EXERCISE BRIEF – Count the lines in the entries below that include the word "this". Give nothing but the number.

DATA TO PROCESS –

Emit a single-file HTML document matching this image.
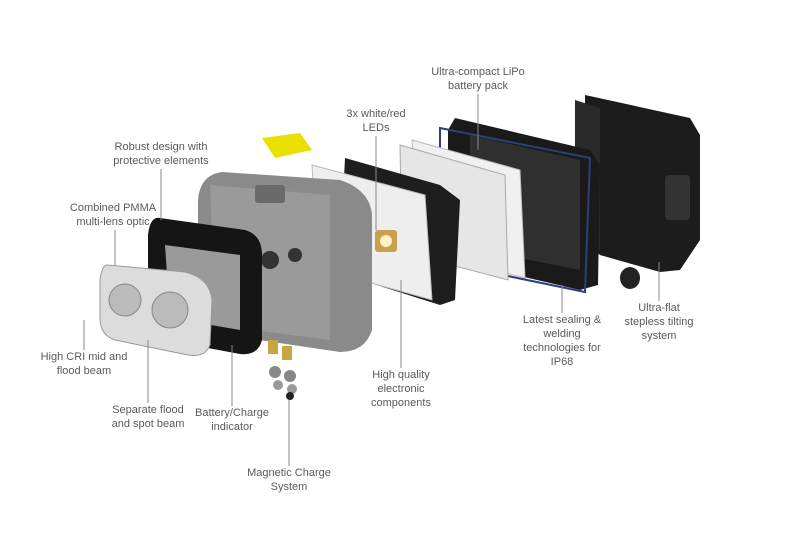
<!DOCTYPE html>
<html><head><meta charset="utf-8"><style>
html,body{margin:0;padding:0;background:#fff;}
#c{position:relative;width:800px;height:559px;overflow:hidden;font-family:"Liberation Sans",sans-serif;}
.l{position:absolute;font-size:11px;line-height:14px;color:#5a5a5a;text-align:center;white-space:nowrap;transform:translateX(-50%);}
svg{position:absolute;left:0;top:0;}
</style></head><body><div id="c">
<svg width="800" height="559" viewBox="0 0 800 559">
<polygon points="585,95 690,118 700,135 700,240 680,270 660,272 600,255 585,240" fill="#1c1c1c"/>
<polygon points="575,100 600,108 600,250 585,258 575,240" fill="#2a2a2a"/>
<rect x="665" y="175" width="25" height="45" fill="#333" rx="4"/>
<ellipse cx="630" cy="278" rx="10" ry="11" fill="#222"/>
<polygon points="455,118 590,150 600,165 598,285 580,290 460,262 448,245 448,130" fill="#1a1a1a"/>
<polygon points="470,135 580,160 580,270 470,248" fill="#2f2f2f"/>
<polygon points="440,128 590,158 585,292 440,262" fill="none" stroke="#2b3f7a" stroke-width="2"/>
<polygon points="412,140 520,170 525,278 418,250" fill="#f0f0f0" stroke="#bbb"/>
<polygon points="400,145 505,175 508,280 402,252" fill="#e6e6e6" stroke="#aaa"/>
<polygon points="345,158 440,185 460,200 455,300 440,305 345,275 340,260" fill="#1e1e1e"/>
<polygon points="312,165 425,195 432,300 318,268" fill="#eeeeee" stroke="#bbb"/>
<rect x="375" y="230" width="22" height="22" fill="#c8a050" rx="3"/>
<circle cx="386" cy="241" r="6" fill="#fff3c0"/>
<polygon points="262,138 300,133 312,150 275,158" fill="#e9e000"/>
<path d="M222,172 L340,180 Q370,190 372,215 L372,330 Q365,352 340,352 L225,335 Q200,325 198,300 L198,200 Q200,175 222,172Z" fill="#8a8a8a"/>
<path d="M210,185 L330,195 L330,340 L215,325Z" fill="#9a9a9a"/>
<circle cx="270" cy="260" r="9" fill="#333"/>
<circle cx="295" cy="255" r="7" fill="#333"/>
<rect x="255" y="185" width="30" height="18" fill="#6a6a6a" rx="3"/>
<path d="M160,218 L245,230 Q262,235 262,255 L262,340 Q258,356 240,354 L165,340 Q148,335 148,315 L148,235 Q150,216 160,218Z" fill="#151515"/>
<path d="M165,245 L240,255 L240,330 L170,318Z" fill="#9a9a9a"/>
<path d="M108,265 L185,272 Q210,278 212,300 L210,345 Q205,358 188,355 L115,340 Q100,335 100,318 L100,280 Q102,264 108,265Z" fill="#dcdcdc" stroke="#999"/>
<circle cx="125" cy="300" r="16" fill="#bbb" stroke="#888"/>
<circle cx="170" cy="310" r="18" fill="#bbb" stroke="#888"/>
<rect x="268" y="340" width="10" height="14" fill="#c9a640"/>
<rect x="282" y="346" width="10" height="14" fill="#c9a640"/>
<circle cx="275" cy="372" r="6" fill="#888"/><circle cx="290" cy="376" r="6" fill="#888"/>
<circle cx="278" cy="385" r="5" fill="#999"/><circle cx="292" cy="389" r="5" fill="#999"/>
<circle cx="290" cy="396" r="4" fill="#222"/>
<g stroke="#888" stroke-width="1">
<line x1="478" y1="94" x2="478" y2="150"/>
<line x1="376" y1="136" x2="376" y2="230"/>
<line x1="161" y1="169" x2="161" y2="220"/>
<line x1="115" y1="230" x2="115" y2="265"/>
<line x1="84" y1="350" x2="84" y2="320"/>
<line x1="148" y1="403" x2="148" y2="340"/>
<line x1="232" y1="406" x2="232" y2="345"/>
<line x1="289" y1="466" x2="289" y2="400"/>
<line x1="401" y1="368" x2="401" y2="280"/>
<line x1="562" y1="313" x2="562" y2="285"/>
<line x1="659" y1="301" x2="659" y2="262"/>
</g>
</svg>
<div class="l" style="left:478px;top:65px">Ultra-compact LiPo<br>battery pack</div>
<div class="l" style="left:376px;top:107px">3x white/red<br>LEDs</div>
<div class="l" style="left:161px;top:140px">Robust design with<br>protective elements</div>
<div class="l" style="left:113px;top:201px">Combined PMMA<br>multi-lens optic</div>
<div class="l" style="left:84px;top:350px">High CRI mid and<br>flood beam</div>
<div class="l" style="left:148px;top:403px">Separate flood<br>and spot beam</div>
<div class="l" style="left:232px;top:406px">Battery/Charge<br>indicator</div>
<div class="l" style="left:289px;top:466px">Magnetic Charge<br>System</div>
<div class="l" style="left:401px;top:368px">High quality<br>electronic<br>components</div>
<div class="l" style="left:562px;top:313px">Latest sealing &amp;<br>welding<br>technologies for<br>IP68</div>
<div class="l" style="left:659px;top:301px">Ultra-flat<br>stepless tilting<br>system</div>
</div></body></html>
--
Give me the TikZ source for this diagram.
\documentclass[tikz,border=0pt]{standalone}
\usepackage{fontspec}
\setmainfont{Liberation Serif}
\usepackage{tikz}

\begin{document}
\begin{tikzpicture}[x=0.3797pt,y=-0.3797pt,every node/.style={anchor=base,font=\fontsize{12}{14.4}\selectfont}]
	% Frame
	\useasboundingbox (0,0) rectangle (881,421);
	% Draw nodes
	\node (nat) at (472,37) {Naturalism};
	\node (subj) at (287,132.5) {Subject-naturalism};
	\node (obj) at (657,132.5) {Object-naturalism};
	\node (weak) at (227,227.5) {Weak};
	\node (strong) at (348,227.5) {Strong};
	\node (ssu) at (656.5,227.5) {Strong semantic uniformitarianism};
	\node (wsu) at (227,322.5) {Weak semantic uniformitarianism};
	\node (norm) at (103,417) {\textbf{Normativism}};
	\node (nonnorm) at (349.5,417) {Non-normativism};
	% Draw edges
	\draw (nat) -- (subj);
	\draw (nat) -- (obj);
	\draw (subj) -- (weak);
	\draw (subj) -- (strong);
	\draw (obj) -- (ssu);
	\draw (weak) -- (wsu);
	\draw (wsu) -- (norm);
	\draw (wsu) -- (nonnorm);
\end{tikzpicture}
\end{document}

WORKED SOLUTION – 2